Set the listing down again exactly, please, apart from its pictures.

### Dataset section

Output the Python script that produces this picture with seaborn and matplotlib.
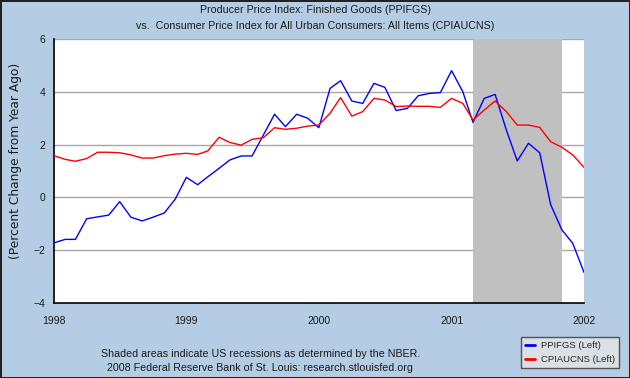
"""
plot.py: FRED-style chart - PPI Finished Goods vs CPI, % change from year ago, 1998-2002
"""
import matplotlib
matplotlib.use("Agg")
import matplotlib.pyplot as plt
import pandas as pd
import seaborn as sns

# monthly data, Jan 1998 .. Jan 2002
months = pd.date_range("1998-01-01", "2002-01-01", freq="MS")

ppifgs = [
    -1.72, -1.59, -1.59, -0.81, -0.74, -0.67, -0.16, -0.75, -0.89, -0.75, -0.59, -0.07,   # 1998
    0.76, 0.48, 0.78, 1.10, 1.42, 1.57, 1.57, 2.36, 3.15, 2.68, 3.15, 3.00,             # 1999
    2.64, 4.13, 4.42, 3.65, 3.56, 4.32, 4.17, 3.29, 3.37, 3.85, 3.94, 3.97,             # 2000
    4.80, 4.00, 2.84, 3.75, 3.90, 2.55, 1.38, 2.05, 1.69, -0.27, -1.23, -1.74,          # 2001
    -2.84,                                                                              # 2002
]
cpiaucns = [
    1.58, 1.44, 1.37, 1.47, 1.71, 1.71, 1.69, 1.61, 1.49, 1.49, 1.58, 1.64,
    1.67, 1.63, 1.76, 2.28, 2.08, 1.98, 2.20, 2.26, 2.64, 2.58, 2.62, 2.70,
    2.74, 3.19, 3.78, 3.08, 3.25, 3.75, 3.69, 3.44, 3.46, 3.45, 3.45, 3.41,
    3.75, 3.56, 2.93, 3.31, 3.65, 3.25, 2.74, 2.74, 2.65, 2.11, 1.90, 1.61,
    1.14,
]
series_names = ["PPIFGS (Left)", "CPIAUCNS (Left)"]
series_colors = ["#0000ff", "#ff0000"]

recession_start = "2001-03-01"
recession_end = "2001-11-01"

year_ticks = pd.date_range("1998-01-01", "2002-01-01", freq="YS")
year_labels = ["1998", "1999", "2000", "2001", "2002"]
y_ticks = [-4, -2, 0, 2, 4, 6]

title = ("Producer Price Index: Finished Goods (PPIFGS)\n"
         "vs.  Consumer Price Index for All Urban Consumers: All Items (CPIAUCNS)")
footer = ("Shaded areas indicate US recessions as determined by the NBER.\n"
          "2008 Federal Reserve Bank of St. Louis: research.stlouisfed.org")

BG = "#b4cde5"
TXT = "#1a1a1a"

sns.set_theme(style="white")
plt.rcParams["font.family"] = ["Liberation Sans", "DejaVu Sans"]

df = pd.DataFrame({"date": months, series_names[0]: ppifgs, series_names[1]: cpiaucns})
long = df.melt(id_vars="date", var_name="series", value_name="value")

fig = plt.figure(figsize=(6.3, 3.78), dpi=100, facecolor=BG, edgecolor="#222222", linewidth=1)
ax = fig.add_axes([54 / 630, 1 - 303 / 378, 530 / 630, 264 / 378])
ax.set_facecolor("white")

# grid first, recession shade on top of grid
for yv in y_ticks[1:]:
    ax.axhline(yv, color="#a8a8a8", linewidth=1, zorder=1)
ax.axvspan(pd.Timestamp(recession_start), pd.Timestamp(recession_end),
           color="#c0c0c0", linewidth=0, zorder=2)

sns.lineplot(data=long, x="date", y="value", hue="series", palette=series_colors,
             linewidth=1, ax=ax, legend=False, zorder=3)

ax.set_xlim(months[0], months[-1])
ax.set_ylim(-4, 6)
ax.set_xticks(year_ticks)
ax.set_xticklabels(year_labels)
ax.set_yticks(y_ticks)
ax.set_xlabel("")
ax.set_ylabel("(Percent Change from Year Ago)", fontsize=8.8, color=TXT, family="DejaVu Sans")
ax.yaxis.set_label_coords(-0.061, 0.538)
ax.tick_params(axis="both", direction="in", length=5, width=1, color="black",
               labelsize=7.5, labelcolor=TXT)
ax.tick_params(axis="x", pad=9)
ax.tick_params(axis="y", pad=6)

for side in ["top", "right"]:
    ax.spines[side].set_visible(False)
for side in ["left", "bottom"]:
    ax.spines[side].set_color("black")
    ax.spines[side].set_linewidth(1.2)

fig.text(0.5, 0.988, title, ha="center", va="top", fontsize=7.7, linespacing=1.75, color=TXT)
fig.text(0.413, 0.077, footer, ha="center", va="top", fontsize=7.7, linespacing=1.55, color=TXT)

# legend box bottom-right
handles = [plt.Line2D([], [], color=c, linewidth=2) for c in series_colors]
leg = fig.legend(handles, series_names, loc="lower right", bbox_to_anchor=(0.99, 0.013),
                 fontsize=6.8, frameon=True, fancybox=False, handlelength=1.0,
                 handletextpad=0.6, borderpad=0.45, labelspacing=0.5)
leg.get_frame().set_facecolor("#e6e6e6")
leg.get_frame().set_edgecolor("#333333")
leg.get_frame().set_linewidth(1)

fig.savefig("out.png", dpi=100, facecolor=BG, edgecolor="#222222")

######

• [Completed exercise]:
Output the Python script that produces this picture with seaborn and matplotlib.
"""
plot.py: FRED-style chart - PPI Finished Goods vs CPI, % change from year ago, 1998-2002
"""
import matplotlib
matplotlib.use("Agg")
import matplotlib.pyplot as plt
import pandas as pd
import seaborn as sns

# monthly data, Jan 1998 .. Jan 2002
months = pd.date_range("1998-01-01", "2002-01-01", freq="MS")

ppifgs = [
    -1.72, -1.59, -1.59, -0.81, -0.74, -0.67, -0.16, -0.75, -0.89, -0.75, -0.59, -0.07,   # 1998
    0.76, 0.48, 0.78, 1.10, 1.42, 1.57, 1.57, 2.36, 3.15, 2.68, 3.15, 3.00,             # 1999
    2.64, 4.13, 4.42, 3.65, 3.56, 4.32, 4.17, 3.29, 3.37, 3.85, 3.94, 3.97,             # 2000
    4.80, 4.00, 2.84, 3.75, 3.90, 2.55, 1.38, 2.05, 1.69, -0.27, -1.23, -1.74,          # 2001
    -2.84,                                                                              # 2002
]
cpiaucns = [
    1.58, 1.44, 1.37, 1.47, 1.71, 1.71, 1.69, 1.61, 1.49, 1.49, 1.58, 1.64,
    1.67, 1.63, 1.76, 2.28, 2.08, 1.98, 2.20, 2.26, 2.64, 2.58, 2.62, 2.70,
    2.74, 3.19, 3.78, 3.08, 3.25, 3.75, 3.69, 3.44, 3.46, 3.45, 3.45, 3.41,
    3.75, 3.56, 2.93, 3.31, 3.65, 3.25, 2.74, 2.74, 2.65, 2.11, 1.90, 1.61,
    1.14,
]
series_names = ["PPIFGS (Left)", "CPIAUCNS (Left)"]
series_colors = ["#0000ff", "#ff0000"]

recession_start = "2001-03-01"
recession_end = "2001-11-01"

year_ticks = pd.date_range("1998-01-01", "2002-01-01", freq="YS")
year_labels = ["1998", "1999", "2000", "2001", "2002"]
y_ticks = [-4, -2, 0, 2, 4, 6]

title = ("Producer Price Index: Finished Goods (PPIFGS)\n"
         "vs.  Consumer Price Index for All Urban Consumers: All Items (CPIAUCNS)")
footer = ("Shaded areas indicate US recessions as determined by the NBER.\n"
          "2008 Federal Reserve Bank of St. Louis: research.stlouisfed.org")

BG = "#b4cde5"
TXT = "#1a1a1a"

sns.set_theme(style="white")
plt.rcParams["font.family"] = ["Liberation Sans", "DejaVu Sans"]

df = pd.DataFrame({"date": months, series_names[0]: ppifgs, series_names[1]: cpiaucns})
long = df.melt(id_vars="date", var_name="series", value_name="value")

fig = plt.figure(figsize=(6.3, 3.78), dpi=100, facecolor=BG, edgecolor="#222222", linewidth=1)
ax = fig.add_axes([54 / 630, 1 - 303 / 378, 530 / 630, 264 / 378])
ax.set_facecolor("white")

# grid first, recession shade on top of grid
for yv in y_ticks[1:]:
    ax.axhline(yv, color="#a8a8a8", linewidth=1, zorder=1)
ax.axvspan(pd.Timestamp(recession_start), pd.Timestamp(recession_end),
           color="#c0c0c0", linewidth=0, zorder=2)

sns.lineplot(data=long, x="date", y="value", hue="series", palette=series_colors,
             linewidth=1, ax=ax, legend=False, zorder=3)

ax.set_xlim(months[0], months[-1])
ax.set_ylim(-4, 6)
ax.set_xticks(year_ticks)
ax.set_xticklabels(year_labels)
ax.set_yticks(y_ticks)
ax.set_xlabel("")
ax.set_ylabel("(Percent Change from Year Ago)", fontsize=8.8, color=TXT, family="DejaVu Sans")
ax.yaxis.set_label_coords(-0.061, 0.538)
ax.tick_params(axis="both", direction="in", length=5, width=1, color="black",
               labelsize=7.5, labelcolor=TXT)
ax.tick_params(axis="x", pad=9)
ax.tick_params(axis="y", pad=6)

for side in ["top", "right"]:
    ax.spines[side].set_visible(False)
for side in ["left", "bottom"]:
    ax.spines[side].set_color("black")
    ax.spines[side].set_linewidth(1.2)

fig.text(0.5, 0.988, title, ha="center", va="top", fontsize=7.7, linespacing=1.75, color=TXT)
fig.text(0.413, 0.077, footer, ha="center", va="top", fontsize=7.7, linespacing=1.55, color=TXT)

# legend box bottom-right
handles = [plt.Line2D([], [], color=c, linewidth=2) for c in series_colors]
leg = fig.legend(handles, series_names, loc="lower right", bbox_to_anchor=(0.99, 0.013),
                 fontsize=6.8, frameon=True, fancybox=False, handlelength=1.0,
                 handletextpad=0.6, borderpad=0.45, labelspacing=0.5)
leg.get_frame().set_facecolor("#e6e6e6")
leg.get_frame().set_edgecolor("#333333")
leg.get_frame().set_linewidth(1)

fig.savefig("out.png", dpi=100, facecolor=BG, edgecolor="#222222")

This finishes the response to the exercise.